At the event they had music from the Stones and Jay Leno on stage. One very memorable moment was when they brought up the development team to the cheers of what appeared to be an adoring crowd. The environment was intentionally designed to look like a circus and there were vendors providing free popcorn, drinks, and sweets using circus like carts around the event. In the smaller tents there were demonstrations of technology, new games, and excited vendors clearly convinced this was the beginning of a golden age.
Millions of copies of Windows 95 were pre-sold and there were lines around the block with people waiting to buy the product on the day of launch. Who would have known that this was probably the highest point, in terms of interest and excitement that any Microsoft product, including Windows, would reach in two decades. Even the Xbox 360 launch, which was clearly very powerful, didn’t match the magic and power of Windows 95. If only the follow through had been as amazing.
Some times tone is set at the outset and while the launch for Windows was amazing what came after was not and this is a good lesson for anyone doing a large product launch.
In Microsoft’s case they didn’t have a plan to do sustaining marketing and support. After the product was launched, a lot of people that knew the product went on long, and likely well deserved, vacations. Unfortunately when you are selling millions of technical products to millions of non-technical people small percentages of issues result in massive numbers of problems and most of the people that could have helped were gone when they were most needed.
This was made much worse when the person running Windows support decided that the wait times for people wanting support were getting too long and so busied out the lines. This resulted in a massive, unmonitored, increase in dissatisfied Windows users.
Sales volume, after the first week, dropped off a cliff.
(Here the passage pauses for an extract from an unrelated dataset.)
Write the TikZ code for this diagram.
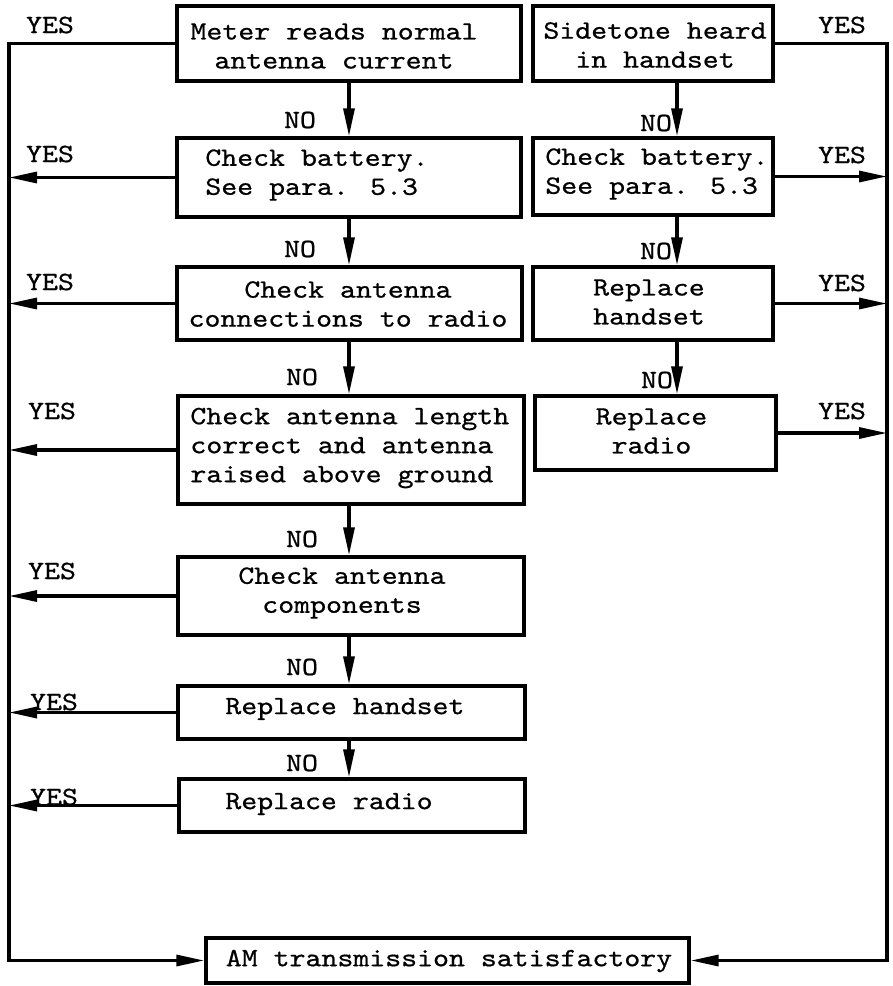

The busy out the lines thing was an old IBM trick I ran into while I worked at IBM to manage metrics. The service managers were measured on wait times and by busing out the lines you could lower the reported wait times, of course the trade off was you really pissed of clients but that, apparently, was almost never captured.
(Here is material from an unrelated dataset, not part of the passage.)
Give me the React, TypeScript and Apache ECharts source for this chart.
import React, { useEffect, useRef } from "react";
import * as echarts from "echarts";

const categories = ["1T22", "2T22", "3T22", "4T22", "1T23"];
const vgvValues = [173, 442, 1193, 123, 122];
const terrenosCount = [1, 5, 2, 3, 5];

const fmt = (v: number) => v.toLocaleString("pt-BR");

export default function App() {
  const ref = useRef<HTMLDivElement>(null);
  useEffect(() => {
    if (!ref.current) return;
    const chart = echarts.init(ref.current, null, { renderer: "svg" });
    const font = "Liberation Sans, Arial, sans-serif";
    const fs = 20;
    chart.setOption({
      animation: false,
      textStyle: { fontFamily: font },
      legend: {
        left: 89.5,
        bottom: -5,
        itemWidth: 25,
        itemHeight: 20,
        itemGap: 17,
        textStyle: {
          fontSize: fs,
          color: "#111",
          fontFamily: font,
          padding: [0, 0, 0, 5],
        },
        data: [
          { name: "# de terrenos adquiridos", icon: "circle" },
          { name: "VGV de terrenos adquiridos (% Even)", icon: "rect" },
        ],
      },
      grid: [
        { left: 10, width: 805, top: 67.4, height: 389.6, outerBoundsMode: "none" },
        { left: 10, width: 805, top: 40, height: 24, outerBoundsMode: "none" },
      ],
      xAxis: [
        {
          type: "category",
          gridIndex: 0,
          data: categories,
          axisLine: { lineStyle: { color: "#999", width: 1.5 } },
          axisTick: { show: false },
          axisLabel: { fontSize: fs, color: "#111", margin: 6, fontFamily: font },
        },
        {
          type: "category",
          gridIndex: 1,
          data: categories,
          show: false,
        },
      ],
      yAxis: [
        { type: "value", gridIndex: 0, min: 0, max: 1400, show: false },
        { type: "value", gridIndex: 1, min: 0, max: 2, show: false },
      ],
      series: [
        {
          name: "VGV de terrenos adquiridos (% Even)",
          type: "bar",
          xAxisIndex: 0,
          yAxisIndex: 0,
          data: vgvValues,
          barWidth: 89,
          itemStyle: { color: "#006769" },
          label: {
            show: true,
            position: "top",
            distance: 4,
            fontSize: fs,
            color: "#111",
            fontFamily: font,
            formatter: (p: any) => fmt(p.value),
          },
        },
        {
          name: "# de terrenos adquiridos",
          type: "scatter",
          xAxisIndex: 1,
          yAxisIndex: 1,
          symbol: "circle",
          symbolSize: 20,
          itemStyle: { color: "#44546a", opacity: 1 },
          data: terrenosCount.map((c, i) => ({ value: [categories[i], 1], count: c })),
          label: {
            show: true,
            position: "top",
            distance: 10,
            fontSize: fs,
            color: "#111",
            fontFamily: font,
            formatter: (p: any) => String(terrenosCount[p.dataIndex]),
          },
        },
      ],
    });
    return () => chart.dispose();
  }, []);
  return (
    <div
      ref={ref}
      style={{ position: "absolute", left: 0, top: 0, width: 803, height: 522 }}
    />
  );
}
As a result, as we exited 1995 Windows 95 had gone from an iPod like product to an Edsel like product because the customer experience wasn’t well managed. The importance of managing the customer experience shouldn’t be forgotten, for most of the 90s Sony built a much higher quality PC then Dell did, but Dell did a vastly better job of managing the customer experience. The result was people clearly went back to Dell and didn’t with Sony.
There was never another launch like this one however the issues surrounding the lack of sustaining marketing continued to repeatedly plague Microsoft through much of the 90s. Windows 95 was followed by Windows 98 and finally, the line ended sadly with the most dreadful Windows version of all, Windows ME. This was a last minute refresh of a dieing line and it was arguably the least desirable.
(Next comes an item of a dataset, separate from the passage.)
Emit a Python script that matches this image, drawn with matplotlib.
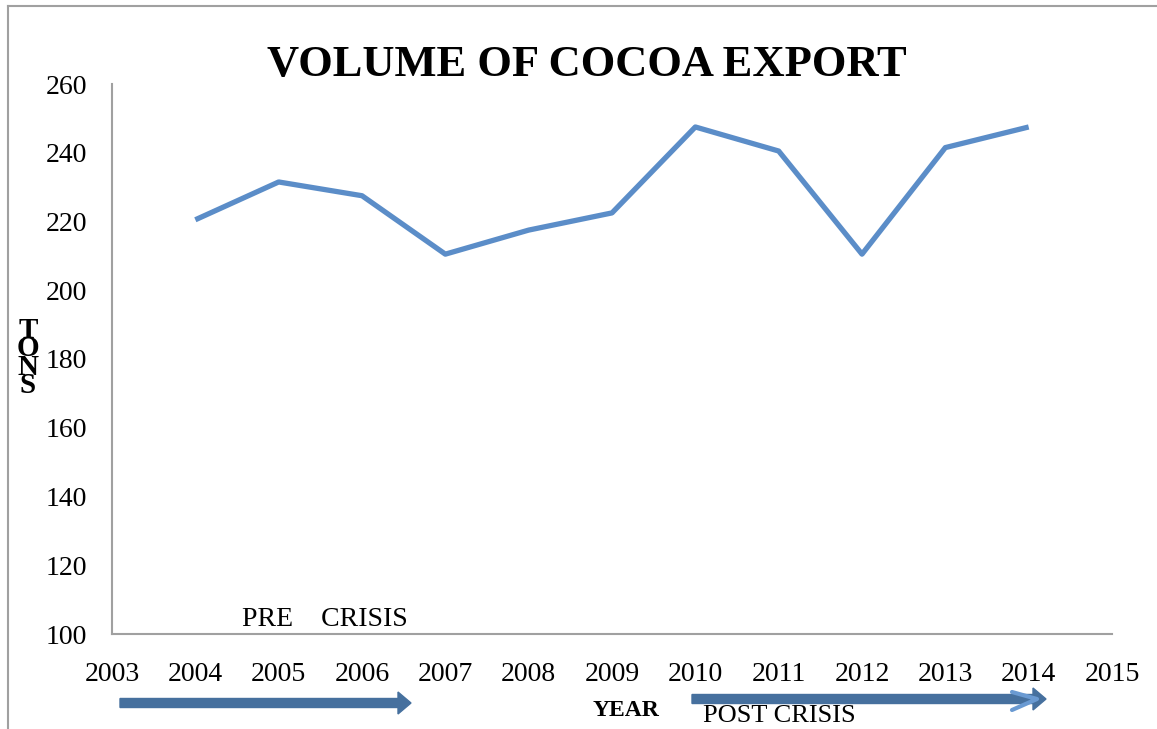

With the advent of Windows 2000 Microsoft said good bye to the Windows 9x code base putting the product line on life support. After July the product will no longer be supported. This is a state that many of the OEMs wished had happened around the end of the last decade.
As we look ahead to Vista, which really is a substantial change from its predecessors, we shouldn’t forget that Windows 95, as old as it looks today, was an amazing thing in 1995 and the launch was an event that may never again be matched in the Industry.